- _Entries shown_
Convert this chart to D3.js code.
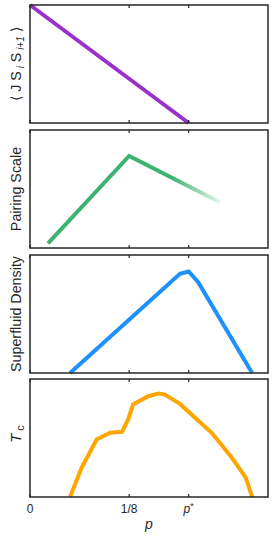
---
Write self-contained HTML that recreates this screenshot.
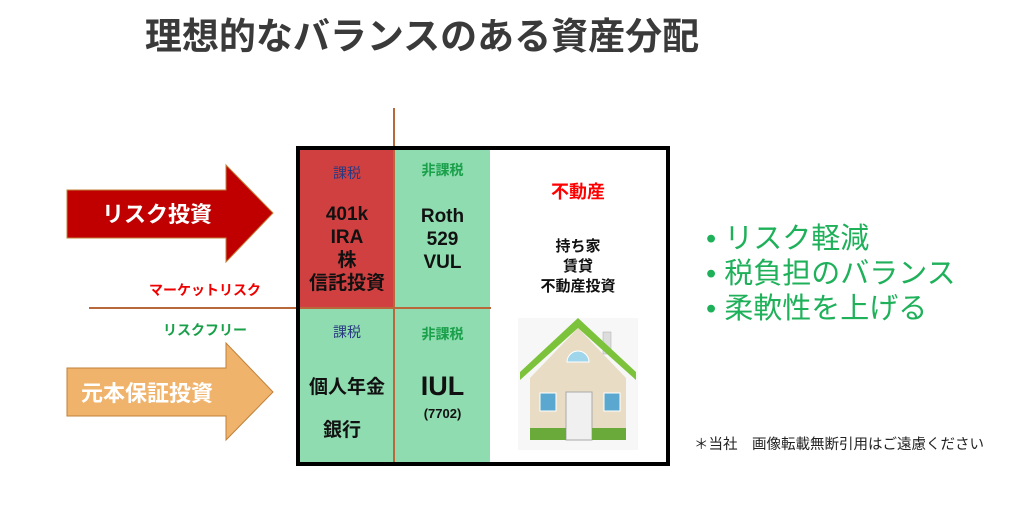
...
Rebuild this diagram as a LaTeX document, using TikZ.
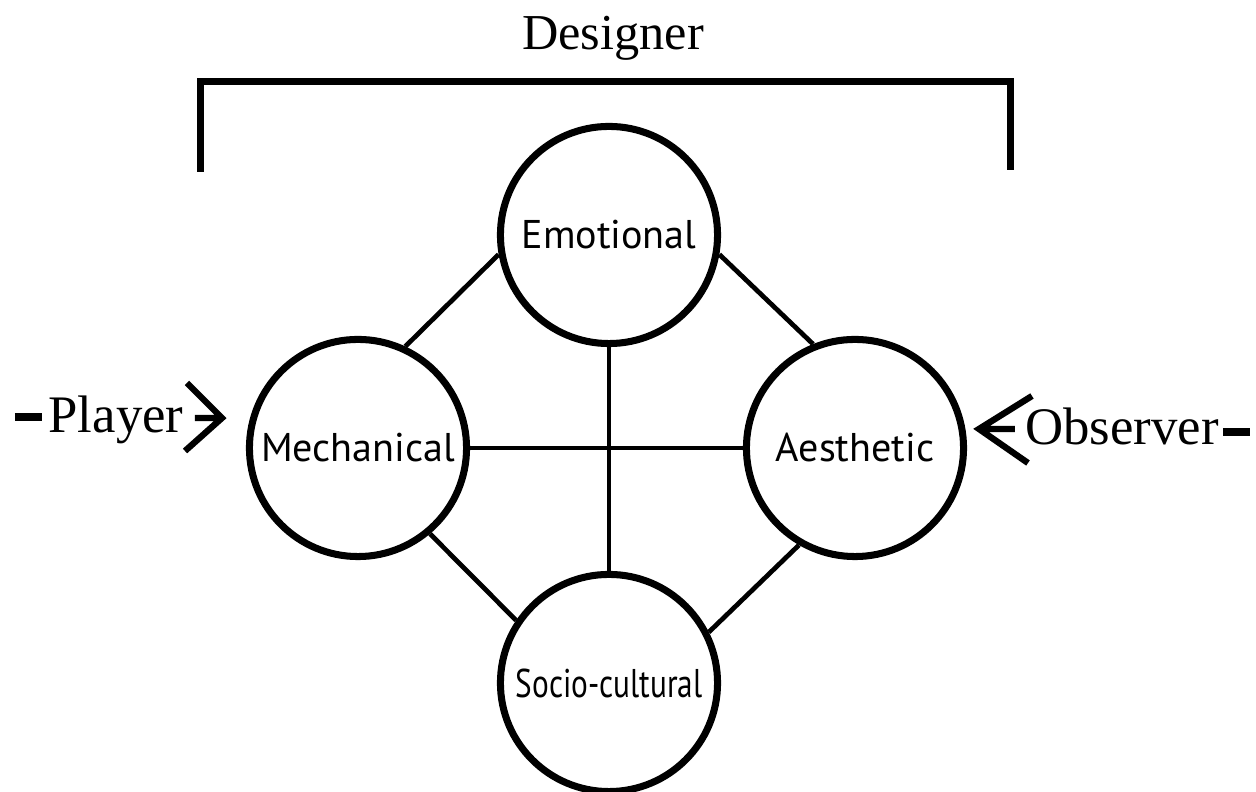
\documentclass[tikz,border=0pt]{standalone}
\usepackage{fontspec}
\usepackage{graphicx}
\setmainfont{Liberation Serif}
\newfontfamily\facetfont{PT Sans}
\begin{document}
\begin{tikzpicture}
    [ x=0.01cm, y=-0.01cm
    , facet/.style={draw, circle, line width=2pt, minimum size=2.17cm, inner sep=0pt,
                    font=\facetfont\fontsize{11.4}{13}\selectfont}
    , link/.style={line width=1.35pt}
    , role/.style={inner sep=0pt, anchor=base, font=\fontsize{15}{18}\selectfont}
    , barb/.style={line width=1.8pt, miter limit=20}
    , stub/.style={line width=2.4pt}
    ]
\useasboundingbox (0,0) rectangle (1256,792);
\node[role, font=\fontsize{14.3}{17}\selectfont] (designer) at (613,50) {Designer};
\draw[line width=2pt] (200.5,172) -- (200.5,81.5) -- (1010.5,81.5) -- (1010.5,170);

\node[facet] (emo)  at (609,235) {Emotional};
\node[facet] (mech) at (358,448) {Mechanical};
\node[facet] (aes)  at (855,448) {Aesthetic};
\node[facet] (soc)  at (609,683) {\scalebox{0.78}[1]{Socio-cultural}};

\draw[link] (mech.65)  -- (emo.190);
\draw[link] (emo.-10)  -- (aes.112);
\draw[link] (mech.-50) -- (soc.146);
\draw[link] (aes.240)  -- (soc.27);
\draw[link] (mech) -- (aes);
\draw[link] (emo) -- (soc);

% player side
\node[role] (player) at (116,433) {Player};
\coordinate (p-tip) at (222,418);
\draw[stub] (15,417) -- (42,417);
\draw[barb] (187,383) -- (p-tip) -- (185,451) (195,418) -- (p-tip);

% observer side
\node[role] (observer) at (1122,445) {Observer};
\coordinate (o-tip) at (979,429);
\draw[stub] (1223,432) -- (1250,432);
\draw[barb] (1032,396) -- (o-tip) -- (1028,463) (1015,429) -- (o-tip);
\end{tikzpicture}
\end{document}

- _What you should do_
Find the lines of the material that hold the word "this" and report their count alone.

- _Task solution_
3